America, are you enjoying yourself? Are you ardently dedicated to a goofy pasttime in which you engage with friends, occasional booze, barbecue, and even exchange of money between mutually agreed parties on mutually agreed terms? Well, Congress can’t have that.

Enter Rep. Frank Pallone who has observed all this fun-having and exchange of money and finds that it warrants a Congressional hearing:

On Monday, New Jersey Democrat Frank Pallone Jr. called for a congressional hearing into the relationship between the NFL and the fantasy leagues that clogged airwaves during this season’s opening weekend.

“Anyone who watched a game this weekend was inundated by commercials for fantasy sports websites, and it’s only the first week of the NFL season,” Pallone said in a statement. “These sites are enormously popular, arguably central to the fans’ experience, and professional leagues are seeing the enormous profits as a result. Despite how mainstream these sites have become, though, the legal landscape governing these activities remains murky and should be reviewed.”

I’ll give him this. The ads are overkill. This might serve as an object lesson to companies who are thinking of flooding the zone with their dumb commercials, lest they attract the attention of bored Congressmen who have nothing better to do than hold Congressional hearings about sports that are literally not even real. If you thought the baseball hearings might not be the rightful province of our deliberative bodies, wait ’til you get a load of them regulating *fantasy.*

Pallone’s flag-throw on this fun-having came in the form of a very official letter, naturally. Imagine the staffers who had to write this thing while sloshed after Sunday football day drinking. Joel Gehrke reports on the letter, in which specters were indeed raised:

The top Democrat on the Energy and Commerce Committee conjured concerns that players might use fantasy sports to bet on games.

“Team involvement in daily fantasy sports also raises questions of whether players or league personnel, who may be able to affect the outcome of a game, should be allowed to participate in daily fantasy sports,” he wrote in a September 14 letter to his GOP counterparts on the committee.

FanDuel anticipated this kind of action at some point. And what happens when you anticipate attempts to regulate you out of existence? You gots to get a lobbyist!

While the sports sites have largely avoided scrutiny, the young industry is clearly on guard against regulatory and legislative proposals that could put a crimp in their business.

FanDuel, the largest of the fantasy sports sites, joined the influential Internet Association last week, increasing its lobbying presence in Washington. The company said no specific policy battle spurred the move.

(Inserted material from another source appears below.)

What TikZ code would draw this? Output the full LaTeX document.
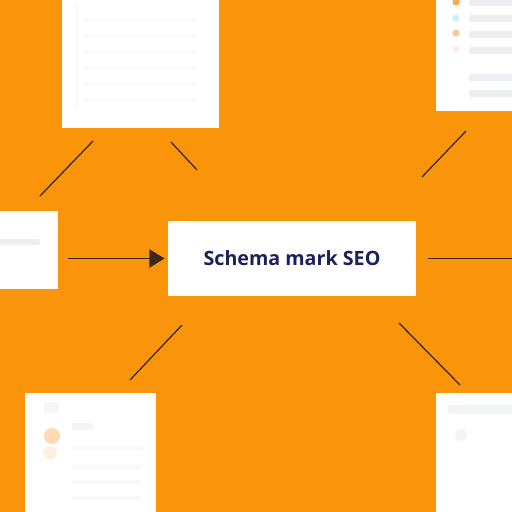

Pallone says there’s a “loophole” for fantasy sports under a 2006 law that allows these sites to exist:

Online sports betting and online gambling are prohibited under federal law, but the leagues are taking advantage of a loophole that has become known as the fantasy sports “carve out,” according to Pallone.

I wrote and worked against the Unlawful Internet Gambling Enforcement Act in ’06— the offspring of protectionist, established gambling entitites and meddlesome Congress members, which provided this “loophole.” Here’s why these sites are legal for the moment. Fantasy sports are a game of skill, which your 40-100 hours of fantasy draft prep attests:

In 2006, the federal government passed a law called the Unlawful Internet Gambling Enforcement Act that established fantasy sports as a “game of skill” and not a “game of chance.” The law says it’s legal if it:

(I) is not dependent solely on the outcome of any single sporting event or non-participant’s singular individual performance in any single sporting event;

(II) has an outcome that reflects the relative knowledge of the participants, or their skill at physical reaction or physical manipulation (but not chance), and, in the case of a fantasy or simulation sports game, has an outcome that is determined predominantly by accumulated statistical results of sporting events, including any non-participant’s individual performances in such sports events

None of this is to say that such sites can’t have downsides and nefarious aims; just that I’m not holding my breath for Congress to create a better situation more beneficial to Americans. I wouldn’t bet on it. Har. See what I did there?